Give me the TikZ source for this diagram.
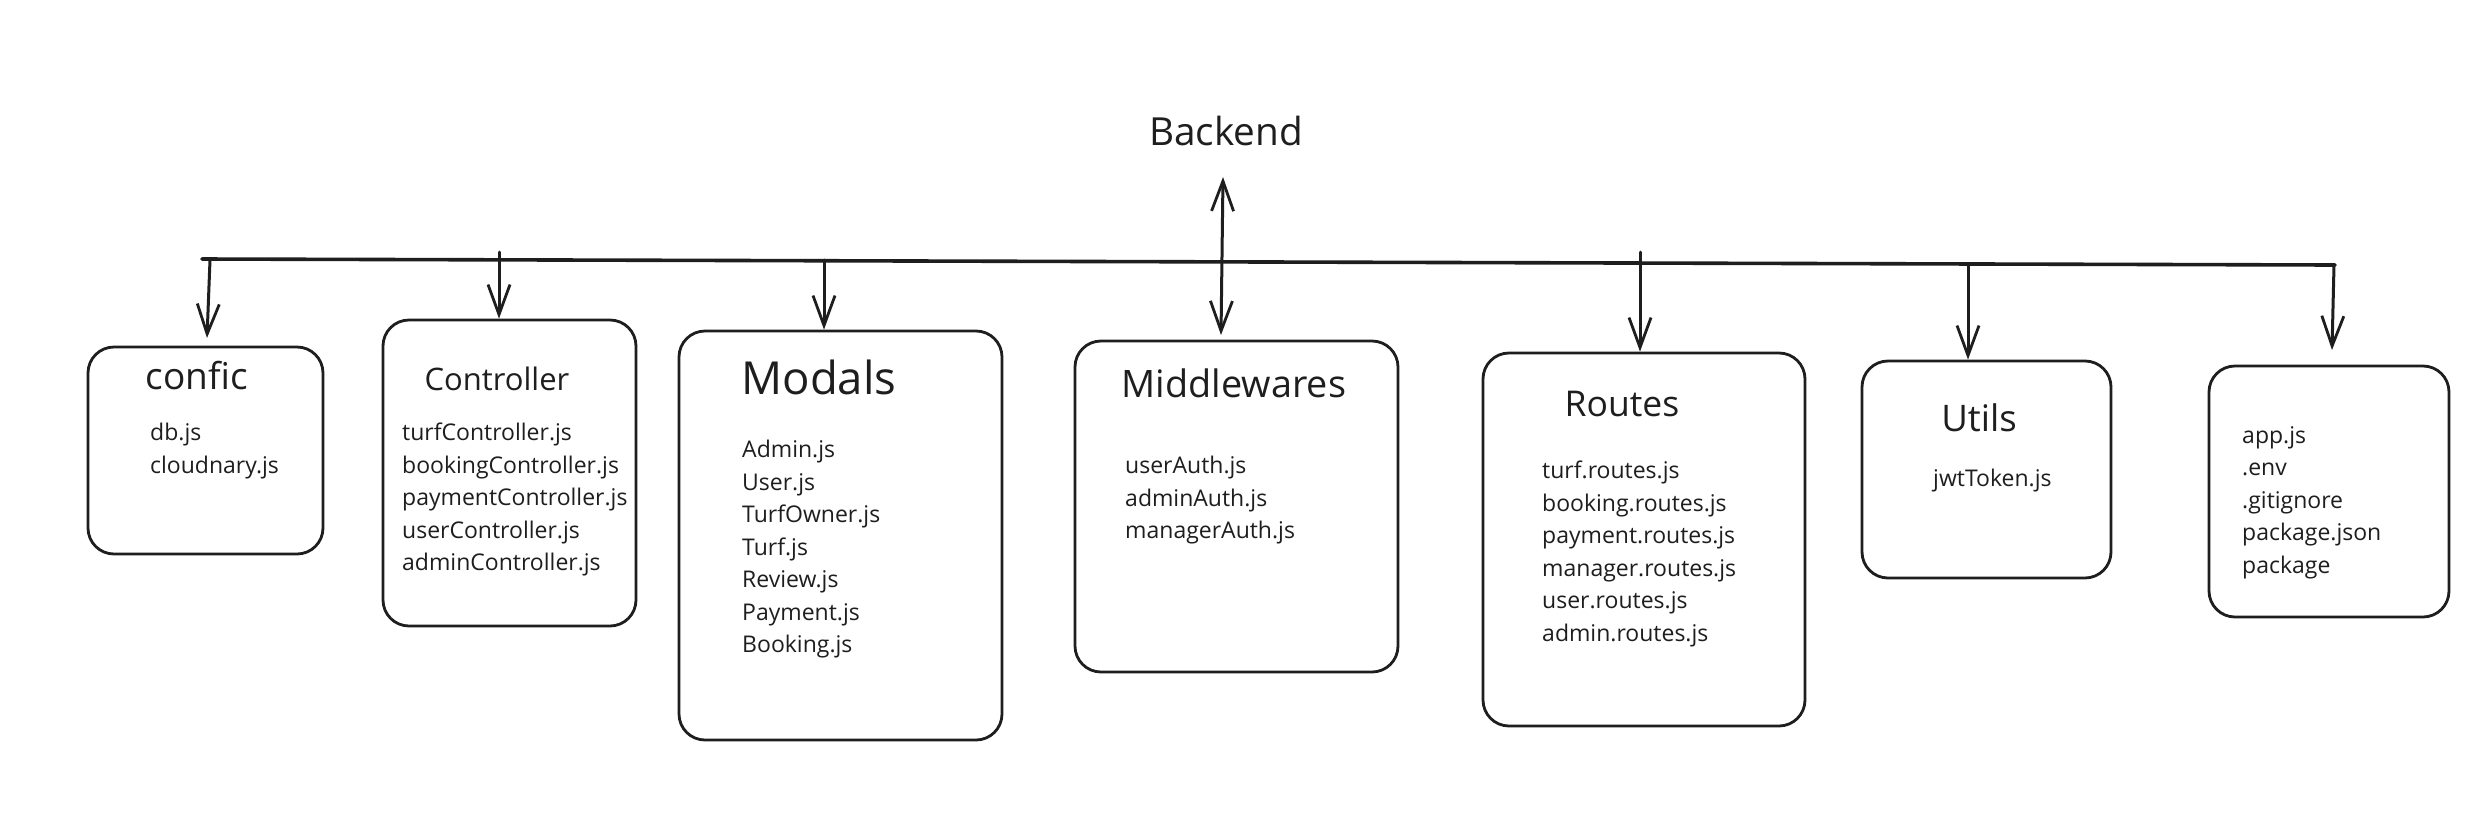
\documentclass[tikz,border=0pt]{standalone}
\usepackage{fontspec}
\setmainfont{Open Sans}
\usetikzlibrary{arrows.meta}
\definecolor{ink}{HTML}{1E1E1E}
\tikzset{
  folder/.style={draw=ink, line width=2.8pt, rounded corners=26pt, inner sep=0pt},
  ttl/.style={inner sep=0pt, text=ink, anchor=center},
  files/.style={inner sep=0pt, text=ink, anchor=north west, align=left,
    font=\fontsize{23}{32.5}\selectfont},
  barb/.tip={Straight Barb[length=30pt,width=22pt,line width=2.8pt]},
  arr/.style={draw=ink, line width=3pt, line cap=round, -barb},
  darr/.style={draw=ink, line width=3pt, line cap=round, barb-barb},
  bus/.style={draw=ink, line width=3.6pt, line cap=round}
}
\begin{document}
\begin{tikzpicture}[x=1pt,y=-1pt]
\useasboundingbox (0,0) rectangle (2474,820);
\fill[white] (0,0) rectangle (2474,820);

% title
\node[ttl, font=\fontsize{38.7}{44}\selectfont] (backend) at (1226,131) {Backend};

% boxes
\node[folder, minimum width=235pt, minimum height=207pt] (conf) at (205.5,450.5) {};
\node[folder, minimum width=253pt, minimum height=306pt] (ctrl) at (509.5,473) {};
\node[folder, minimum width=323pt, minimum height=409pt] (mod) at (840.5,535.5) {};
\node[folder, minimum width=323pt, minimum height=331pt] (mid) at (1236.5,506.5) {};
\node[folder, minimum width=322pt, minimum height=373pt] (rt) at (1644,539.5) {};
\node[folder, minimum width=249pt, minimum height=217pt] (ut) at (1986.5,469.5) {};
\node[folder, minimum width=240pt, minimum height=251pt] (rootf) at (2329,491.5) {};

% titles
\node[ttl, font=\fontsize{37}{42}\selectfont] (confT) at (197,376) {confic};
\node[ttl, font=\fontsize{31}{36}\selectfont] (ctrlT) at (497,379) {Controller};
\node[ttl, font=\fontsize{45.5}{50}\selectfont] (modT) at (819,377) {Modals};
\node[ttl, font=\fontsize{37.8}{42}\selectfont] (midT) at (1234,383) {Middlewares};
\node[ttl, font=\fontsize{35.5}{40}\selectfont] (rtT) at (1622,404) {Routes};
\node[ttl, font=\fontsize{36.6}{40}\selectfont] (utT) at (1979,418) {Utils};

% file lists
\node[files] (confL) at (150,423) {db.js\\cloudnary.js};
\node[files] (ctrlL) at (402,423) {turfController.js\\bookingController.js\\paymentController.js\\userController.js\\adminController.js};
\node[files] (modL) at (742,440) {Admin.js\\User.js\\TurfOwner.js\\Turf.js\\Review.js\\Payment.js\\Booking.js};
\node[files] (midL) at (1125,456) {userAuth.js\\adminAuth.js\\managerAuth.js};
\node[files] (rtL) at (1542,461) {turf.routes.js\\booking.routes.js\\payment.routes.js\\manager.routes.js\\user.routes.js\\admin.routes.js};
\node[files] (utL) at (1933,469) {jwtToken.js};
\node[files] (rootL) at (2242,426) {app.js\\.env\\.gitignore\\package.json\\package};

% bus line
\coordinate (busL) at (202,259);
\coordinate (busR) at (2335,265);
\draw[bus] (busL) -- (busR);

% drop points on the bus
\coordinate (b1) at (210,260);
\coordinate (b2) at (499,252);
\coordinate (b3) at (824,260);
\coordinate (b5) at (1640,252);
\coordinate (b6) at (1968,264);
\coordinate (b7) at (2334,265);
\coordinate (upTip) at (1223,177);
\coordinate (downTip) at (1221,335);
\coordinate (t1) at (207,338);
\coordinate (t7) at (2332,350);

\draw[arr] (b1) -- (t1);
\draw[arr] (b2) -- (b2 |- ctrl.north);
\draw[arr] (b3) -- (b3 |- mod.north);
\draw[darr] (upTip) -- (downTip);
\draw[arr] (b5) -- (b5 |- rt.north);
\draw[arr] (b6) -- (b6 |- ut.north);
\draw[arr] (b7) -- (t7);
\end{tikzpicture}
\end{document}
================
Begin at the first line of the data above and repeat each line exactly, stopping after the line containing "(utT) at (1979,418)". Omit the pictures.

Give me the TikZ source for this diagram.
\documentclass[tikz,border=0pt]{standalone}
\usepackage{fontspec}
\setmainfont{Open Sans}
\usetikzlibrary{arrows.meta}
\definecolor{ink}{HTML}{1E1E1E}
\tikzset{
  folder/.style={draw=ink, line width=2.8pt, rounded corners=26pt, inner sep=0pt},
  ttl/.style={inner sep=0pt, text=ink, anchor=center},
  files/.style={inner sep=0pt, text=ink, anchor=north west, align=left,
    font=\fontsize{23}{32.5}\selectfont},
  barb/.tip={Straight Barb[length=30pt,width=22pt,line width=2.8pt]},
  arr/.style={draw=ink, line width=3pt, line cap=round, -barb},
  darr/.style={draw=ink, line width=3pt, line cap=round, barb-barb},
  bus/.style={draw=ink, line width=3.6pt, line cap=round}
}
\begin{document}
\begin{tikzpicture}[x=1pt,y=-1pt]
\useasboundingbox (0,0) rectangle (2474,820);
\fill[white] (0,0) rectangle (2474,820);

% title
\node[ttl, font=\fontsize{38.7}{44}\selectfont] (backend) at (1226,131) {Backend};

% boxes
\node[folder, minimum width=235pt, minimum height=207pt] (conf) at (205.5,450.5) {};
\node[folder, minimum width=253pt, minimum height=306pt] (ctrl) at (509.5,473) {};
\node[folder, minimum width=323pt, minimum height=409pt] (mod) at (840.5,535.5) {};
\node[folder, minimum width=323pt, minimum height=331pt] (mid) at (1236.5,506.5) {};
\node[folder, minimum width=322pt, minimum height=373pt] (rt) at (1644,539.5) {};
\node[folder, minimum width=249pt, minimum height=217pt] (ut) at (1986.5,469.5) {};
\node[folder, minimum width=240pt, minimum height=251pt] (rootf) at (2329,491.5) {};

% titles
\node[ttl, font=\fontsize{37}{42}\selectfont] (confT) at (197,376) {confic};
\node[ttl, font=\fontsize{31}{36}\selectfont] (ctrlT) at (497,379) {Controller};
\node[ttl, font=\fontsize{45.5}{50}\selectfont] (modT) at (819,377) {Modals};
\node[ttl, font=\fontsize{37.8}{42}\selectfont] (midT) at (1234,383) {Middlewares};
\node[ttl, font=\fontsize{35.5}{40}\selectfont] (rtT) at (1622,404) {Routes};
\node[ttl, font=\fontsize{36.6}{40}\selectfont] (utT) at (1979,418) {Utils};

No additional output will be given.